— BEGIN —

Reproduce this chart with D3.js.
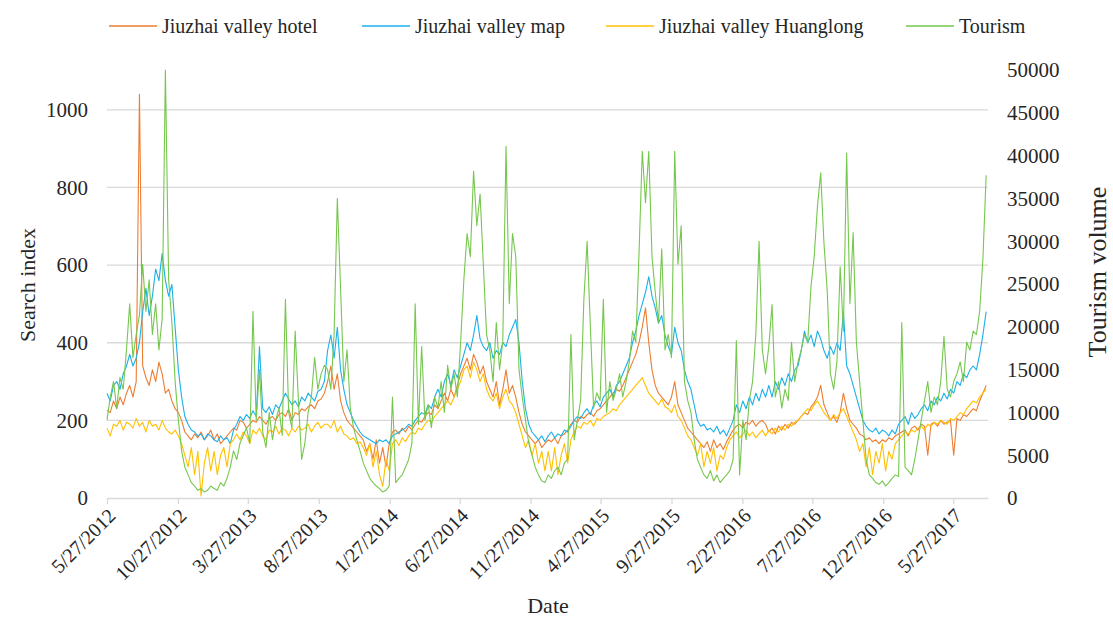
<!DOCTYPE html>
<html>
<head>
<meta charset="utf-8">
<script src="https://cdn.jsdelivr.net/npm/d3@7"></script>
<style>
  body { margin: 0; background: #fff; }
</style>
</head>
<body>
<script>
// weekly readings starting 5/27/2012
var startDate = new Date(2012, 4, 27);
var stepDays = 7;

var hotel = [226,220,250,230,260,240,270,290,260,300,1040,340,310,290,330,300,350,320,270,280,250,230,220,200,170,160,150,165,155,170,150,160,175,150,165,140,150,160,170,180,175,200,195,180,190,200,195,210,200,190,205,210,200,215,220,210,230,200,220,215,230,225,235,240,230,250,255,270,
  300,340,280,320,250,220,200,190,180,170,160,150,120,140,100,150,90,130,80,140,170,175,165,180,170,185,175,190,200,195,210,220,215,240,230,250,270,250,280,260,290,320,340,360,330,370,350,320,340,300,280,260,300,240,280,330,270,290,260,220,190,170,160,150,140,150,130,140,
  150,145,155,140,160,165,175,190,200,195,210,205,215,220,210,225,230,240,250,260,270,280,275,290,310,330,350,370,400,440,490,400,330,290,270,260,250,240,260,300,240,220,200,180,170,160,150,140,130,145,120,150,130,140,125,145,160,175,185,190,180,195,190,200,185,195,200,190,
  170,180,165,185,175,190,180,195,190,200,210,220,215,235,245,260,290,240,220,200,210,195,220,270,230,200,190,180,165,160,150,155,145,150,140,150,145,155,150,160,165,170,175,160,180,185,175,190,185,110,190,195,185,200,190,195,200,110,205,200,215,210,220,230,225,250,270,290];

var map = [270,250,290,300,280,320,340,370,340,360,400,480,540,470,520,590,560,630,560,520,550,440,330,260,210,190,175,170,160,165,150,165,160,150,145,160,150,155,140,175,190,210,200,215,205,225,210,390,230,220,235,215,240,230,250,270,255,240,250,235,260,250,270,260,250,275,280,300,
  380,420,360,440,330,280,240,220,200,185,170,160,155,150,145,140,150,145,150,140,160,165,170,175,180,190,185,200,210,220,215,240,230,260,280,260,300,320,290,330,310,340,370,400,380,420,470,410,390,380,400,360,380,370,400,390,420,440,460,400,300,230,190,170,160,150,160,145,
  160,170,155,165,160,175,170,185,200,210,205,220,230,215,240,250,235,260,270,280,260,290,300,320,340,360,400,430,470,500,530,570,520,490,450,470,420,390,370,440,400,380,330,300,280,240,200,185,190,175,180,170,185,165,175,160,180,200,240,220,250,230,260,240,270,250,280,260,
  290,260,300,280,310,290,320,300,330,340,380,430,400,420,390,430,410,380,360,390,370,400,380,480,340,320,290,260,230,200,185,175,170,180,165,175,170,160,175,165,190,200,210,190,220,205,215,230,240,225,250,240,260,250,270,255,280,270,300,290,320,310,330,340,330,370,420,480];

var huanglong = [180,160,190,185,200,175,195,190,180,205,185,195,170,200,185,190,175,200,180,170,165,175,160,140,110,80,130,60,120,5,90,130,70,120,60,110,130,80,140,150,165,150,170,160,140,175,165,180,160,150,175,170,185,165,180,175,160,180,170,185,175,180,190,170,185,195,180,190,
  190,180,200,170,185,165,160,150,155,140,145,130,110,140,80,120,60,30,100,70,140,150,135,155,145,160,170,165,180,175,190,200,195,210,220,230,240,250,240,260,280,300,330,340,310,350,330,300,320,280,260,250,270,230,260,280,250,240,220,190,160,130,150,110,140,90,120,70,
  120,70,130,60,110,140,90,150,170,185,180,195,190,200,185,205,200,210,215,220,230,225,240,250,260,270,280,290,300,310,290,270,260,250,240,255,235,230,220,240,210,200,180,160,150,130,110,140,80,120,90,130,70,110,100,130,150,160,170,155,165,175,160,170,155,165,175,160,
  175,165,180,170,185,175,190,185,195,200,210,220,230,225,240,250,235,220,210,200,215,205,220,230,210,190,170,150,120,140,80,130,60,120,90,140,70,120,100,140,150,160,170,165,175,170,180,185,175,190,185,195,190,200,195,190,205,200,210,220,215,230,240,250,245,260,270,280];

var tourism = [9100,11800,13600,10500,14100,12700,17300,22700,16400,19100,21400,27300,21800,25500,19100,22700,17300,20900,50000,25500,20500,13600,9100,5500,3600,2700,1800,1400,900,1100,700,900,1400,1100,900,1800,1400,2300,3600,5500,4500,6400,7300,8200,6400,21800,9100,15000,7700,5900,10000,6800,9100,10500,7300,23200,10000,8200,19500,11400,4500,6400,10000,11800,16400,12700,14500,15500,
  15000,12700,19100,35000,24500,13600,17300,10500,8200,6800,5500,4100,3200,2300,1800,1400,1100,700,900,1400,11800,1800,2300,2700,3600,4500,6400,22700,8600,17700,9100,10900,8200,11800,10500,13600,10000,15500,12700,14500,11800,18200,25500,30900,28200,38200,31800,35500,27300,19100,17300,13600,20500,15000,18200,41100,22700,30900,28200,15000,11800,9100,6400,5000,3600,2700,2000,1800,
  2700,2300,3200,3600,2700,4100,4500,19100,6800,9100,11400,23200,30000,20000,10500,12300,11400,23200,10000,13600,11400,12700,14500,11800,13600,15900,19500,18200,28600,40500,34500,40500,28200,24000,20500,29100,17300,19100,16400,40500,27300,31800,13600,11400,10000,6800,4500,3600,2700,2300,3200,2000,2700,1800,2300,2700,3200,4500,18400,2700,9100,6800,11400,13600,19100,30000,17300,14500,
  17700,22600,11800,13600,10500,12700,11400,18200,13600,15900,17300,19100,18200,24700,28200,34100,38000,29800,24300,14500,12700,15900,27000,19500,40300,22700,31000,18200,13600,9100,4500,2700,2300,1800,1600,2000,1400,1800,2300,2700,2500,20500,3600,3200,2700,4500,6800,9100,11400,13600,10000,11800,10900,13600,18900,12700,11800,13600,14500,15900,13600,18200,17300,19500,19100,21800,27900,37700];

var seriesNames = ["Jiuzhai valley hotel", "Jiuzhai valley map", "Jiuzhai valley Huanglong", "Tourism"];
var seriesColors = ["#ed7d31", "#1cb0e8", "#ffc000", "#76c74e"];

var leftTicks = [0, 200, 400, 600, 800, 1000];
var rightTicks = [0, 5000, 10000, 15000, 20000, 25000, 30000, 35000, 40000, 45000, 50000];
var dateTicks = ["5/27/2012","10/27/2012","3/27/2013","8/27/2013","1/27/2014","6/27/2014","11/27/2014","4/27/2015","9/27/2015","2/27/2016","7/27/2016","12/27/2016","5/27/2017"];

var W = 1113, H = 621;
var plot = {left: 107, right: 988, top: 70, bottom: 498};
var gridColor = "#d9d9d9";
var fontFamily = "'Liberation Serif', 'DejaVu Serif', serif";

var parseDate = d3.timeParse("%m/%d/%Y");
var dates = hotel.map(function(d, i) { return d3.timeDay.offset(startDate, i * stepDays); });

var x = d3.scaleTime()
    .domain([startDate, new Date(2017, 7, 10)])
    .range([plot.left, plot.right]);
var yL = d3.scaleLinear().domain([0, 1100]).range([plot.bottom, plot.top + 1]);
var yR = d3.scaleLinear().domain([0, 50000]).range([plot.bottom, plot.top]);

var svg = d3.select("body").append("svg")
    .attr("width", W)
    .attr("height", H)
    .attr("font-family", fontFamily);

svg.append("rect").attr("width", W).attr("height", H).attr("fill", "#fff");

// gridlines
svg.selectAll(".grid")
    .data(leftTicks.slice(1))
    .enter().append("line")
      .attr("x1", plot.left).attr("x2", plot.right)
      .attr("y1", function(d) { return yL(d); })
      .attr("y2", function(d) { return yL(d); })
      .attr("stroke", gridColor)
      .attr("stroke-width", 1.3);

// x axis
var xAxis = svg.append("g")
    .attr("transform", "translate(0," + plot.bottom + ")")
    .call(d3.axisBottom(x)
      .tickValues(dateTicks.map(parseDate))
      .tickSize(6)
      .tickSizeOuter(0)
      .tickFormat(""));
xAxis.select(".domain").attr("stroke", gridColor).attr("stroke-width", 1.6);
xAxis.selectAll(".tick line").attr("stroke", gridColor).attr("stroke-width", 1.3);

var labels = svg.append("g").attr("fill", "#262626").attr("font-family", fontFamily);

labels.selectAll(".xlab")
    .data(dateTicks)
    .enter().append("text")
      .attr("transform", function(d) {
        return "translate(" + (x(parseDate(d)) + 5) + "," + (plot.bottom + 14) + ") rotate(-45)";
      })
      .attr("text-anchor", "end")
      .attr("dy", "0.35em")
      .attr("font-size", 20)
      .text(function(d) { return d; });

// left axis labels
labels.selectAll(".ylab")
    .data(leftTicks)
    .enter().append("text")
      .attr("x", 88)
      .attr("y", function(d) { return yL(d); })
      .attr("dy", "0.35em")
      .attr("text-anchor", "end")
      .attr("font-size", 21)
      .text(function(d) { return d; });

// right axis labels
labels.selectAll(".y2lab")
    .data(rightTicks)
    .enter().append("text")
      .attr("x", 1007)
      .attr("y", function(d) { return yR(d); })
      .attr("dy", "0.35em")
      .attr("text-anchor", "start")
      .attr("font-size", 21)
      .text(function(d) { return d; });

// axis titles
labels.append("text")
    .attr("transform", "translate(27,285) rotate(-90)")
    .attr("text-anchor", "middle")
    .attr("dy", "0.35em")
    .attr("font-size", 22)
    .text("Search index");

labels.append("text")
    .attr("transform", "translate(1097,272) rotate(-90)")
    .attr("text-anchor", "middle")
    .attr("dy", "0.35em")
    .attr("font-size", 26)
    .text("Tourism volume");

labels.append("text")
    .attr("x", 548)
    .attr("y", 605)
    .attr("text-anchor", "middle")
    .attr("dy", "0.35em")
    .attr("font-size", 22)
    .text("Date");

// lines
var lineL = d3.line()
    .x(function(d) { return x(d.date); })
    .y(function(d) { return yL(d.value); });
var lineR = d3.line()
    .x(function(d) { return x(d.date); })
    .y(function(d) { return yR(d.value); });

[hotel, map, huanglong].forEach(function(s, k) {
  svg.append("path")
      .datum(s.map(function(v, i) { return {date: dates[i], value: v}; }))
      .attr("fill", "none")
      .attr("stroke", seriesColors[k])
      .attr("stroke-width", 1.1)
      .attr("stroke-linejoin", "round")
      .attr("d", lineL);
});

svg.append("path")
    .datum(tourism.map(function(v, i) { return {date: dates[i], value: v}; }))
    .attr("fill", "none")
    .attr("stroke", seriesColors[3])
    .attr("stroke-width", 1.1)
    .attr("stroke-linejoin", "round")
    .attr("d", lineR);

// legend
var legendX = [109, 362, 606, 906];
var legend = svg.selectAll(".legend")
    .data(seriesNames)
    .enter().append("g")
      .attr("transform", function(d, i) { return "translate(" + legendX[i] + ",26)"; });

legend.append("line")
    .attr("x1", 0).attr("x2", 48)
    .attr("stroke", function(d, i) { return seriesColors[i]; })
    .attr("stroke-width", 1.6);

legend.append("text")
    .attr("x", 53)
    .attr("dy", "0.35em")
    .attr("font-size", 20)
    .attr("fill", "#262626")
    .text(function(d) { return d; });
</script>
</body>
</html>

— END —

- _Set task_:
Transcribe the opening line of the listing above, please, and every line after it through the line with "var stepDays = 7;", word for word, without pictures.

- _Result_:
Reproduce this chart with D3.js.
<!DOCTYPE html>
<html>
<head>
<meta charset="utf-8">
<script src="https://cdn.jsdelivr.net/npm/d3@7"></script>
<style>
  body { margin: 0; background: #fff; }
</style>
</head>
<body>
<script>
// weekly readings starting 5/27/2012
var startDate = new Date(2012, 4, 27);
var stepDays = 7;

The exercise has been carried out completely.